**Given task**
Locate each line in the records containing "this". Copy it.
— START OF Entries shown —
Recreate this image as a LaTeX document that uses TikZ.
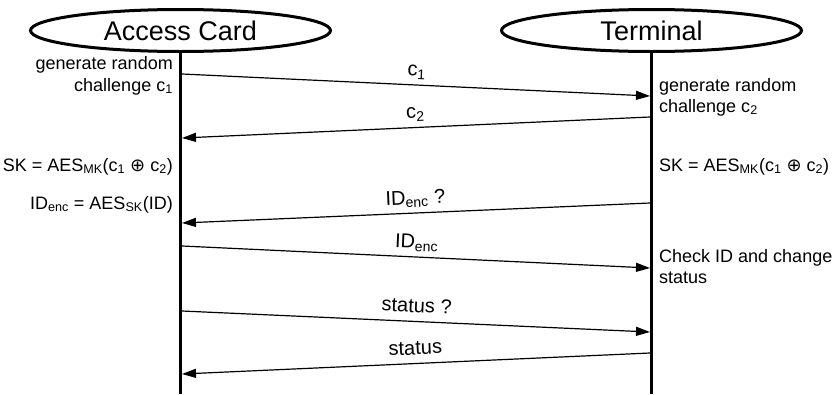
— END OF Entries shown —
— START OF Entries shown —
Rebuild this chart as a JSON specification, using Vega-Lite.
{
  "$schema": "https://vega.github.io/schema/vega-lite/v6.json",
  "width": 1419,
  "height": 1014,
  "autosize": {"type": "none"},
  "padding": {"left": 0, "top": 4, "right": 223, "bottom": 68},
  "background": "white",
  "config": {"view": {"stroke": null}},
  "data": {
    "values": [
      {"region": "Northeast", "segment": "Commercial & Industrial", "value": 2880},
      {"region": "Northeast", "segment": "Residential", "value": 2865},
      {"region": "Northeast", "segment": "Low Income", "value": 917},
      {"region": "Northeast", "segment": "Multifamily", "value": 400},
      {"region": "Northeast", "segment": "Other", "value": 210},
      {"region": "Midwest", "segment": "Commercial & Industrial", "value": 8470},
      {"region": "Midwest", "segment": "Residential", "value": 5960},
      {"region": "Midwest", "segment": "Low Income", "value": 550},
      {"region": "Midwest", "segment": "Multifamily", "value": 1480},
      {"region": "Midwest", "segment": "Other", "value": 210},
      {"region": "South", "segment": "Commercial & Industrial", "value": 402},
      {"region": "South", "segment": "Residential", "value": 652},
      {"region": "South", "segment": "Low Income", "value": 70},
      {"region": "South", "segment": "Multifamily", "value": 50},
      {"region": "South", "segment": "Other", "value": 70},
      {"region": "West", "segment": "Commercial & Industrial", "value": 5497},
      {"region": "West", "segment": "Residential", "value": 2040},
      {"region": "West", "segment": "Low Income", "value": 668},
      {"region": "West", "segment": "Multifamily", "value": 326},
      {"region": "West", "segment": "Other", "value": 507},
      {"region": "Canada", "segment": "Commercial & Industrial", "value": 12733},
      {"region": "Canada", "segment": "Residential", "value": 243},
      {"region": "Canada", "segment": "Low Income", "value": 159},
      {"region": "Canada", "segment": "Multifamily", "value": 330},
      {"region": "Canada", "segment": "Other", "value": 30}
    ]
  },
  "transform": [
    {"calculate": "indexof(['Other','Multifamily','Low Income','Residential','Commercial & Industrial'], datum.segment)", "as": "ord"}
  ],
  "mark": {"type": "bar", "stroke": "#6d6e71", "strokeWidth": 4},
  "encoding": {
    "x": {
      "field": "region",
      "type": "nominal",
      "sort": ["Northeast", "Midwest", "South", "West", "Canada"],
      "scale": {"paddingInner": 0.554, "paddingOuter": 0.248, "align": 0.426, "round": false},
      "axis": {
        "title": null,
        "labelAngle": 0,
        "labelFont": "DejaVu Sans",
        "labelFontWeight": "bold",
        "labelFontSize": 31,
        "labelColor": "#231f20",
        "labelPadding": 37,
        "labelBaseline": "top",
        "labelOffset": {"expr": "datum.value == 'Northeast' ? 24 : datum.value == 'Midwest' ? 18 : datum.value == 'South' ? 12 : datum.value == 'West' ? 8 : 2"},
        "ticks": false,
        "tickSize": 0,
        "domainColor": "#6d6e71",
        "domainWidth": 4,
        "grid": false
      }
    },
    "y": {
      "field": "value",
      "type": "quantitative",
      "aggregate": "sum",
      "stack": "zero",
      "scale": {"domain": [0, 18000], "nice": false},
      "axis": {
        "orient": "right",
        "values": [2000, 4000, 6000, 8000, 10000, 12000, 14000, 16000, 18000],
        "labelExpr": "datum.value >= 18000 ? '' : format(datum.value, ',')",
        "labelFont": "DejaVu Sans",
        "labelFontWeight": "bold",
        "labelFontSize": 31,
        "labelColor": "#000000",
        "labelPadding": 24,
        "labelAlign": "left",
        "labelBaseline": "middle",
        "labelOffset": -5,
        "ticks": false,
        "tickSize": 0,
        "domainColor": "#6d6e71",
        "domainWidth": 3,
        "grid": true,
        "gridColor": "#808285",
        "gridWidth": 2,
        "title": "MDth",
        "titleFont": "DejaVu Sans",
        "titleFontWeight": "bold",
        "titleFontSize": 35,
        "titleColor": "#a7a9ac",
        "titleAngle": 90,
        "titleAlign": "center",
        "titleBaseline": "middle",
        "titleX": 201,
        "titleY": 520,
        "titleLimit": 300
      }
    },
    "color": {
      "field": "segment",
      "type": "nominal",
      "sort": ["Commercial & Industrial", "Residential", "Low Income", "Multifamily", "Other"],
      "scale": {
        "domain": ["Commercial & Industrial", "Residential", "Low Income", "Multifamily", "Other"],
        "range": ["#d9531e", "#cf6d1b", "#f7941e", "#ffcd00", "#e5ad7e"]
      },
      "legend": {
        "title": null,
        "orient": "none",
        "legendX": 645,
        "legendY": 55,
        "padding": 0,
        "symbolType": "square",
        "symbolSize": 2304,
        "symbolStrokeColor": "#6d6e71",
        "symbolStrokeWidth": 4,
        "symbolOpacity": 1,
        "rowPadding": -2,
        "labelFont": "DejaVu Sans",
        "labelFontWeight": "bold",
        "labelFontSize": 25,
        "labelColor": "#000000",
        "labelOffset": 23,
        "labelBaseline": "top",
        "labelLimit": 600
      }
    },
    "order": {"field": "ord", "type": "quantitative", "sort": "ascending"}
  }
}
— END OF Entries shown —
**Answer below**
Recreate this image as a LaTeX document that uses TikZ.
Rebuild this chart as a JSON specification, using Vega-Lite.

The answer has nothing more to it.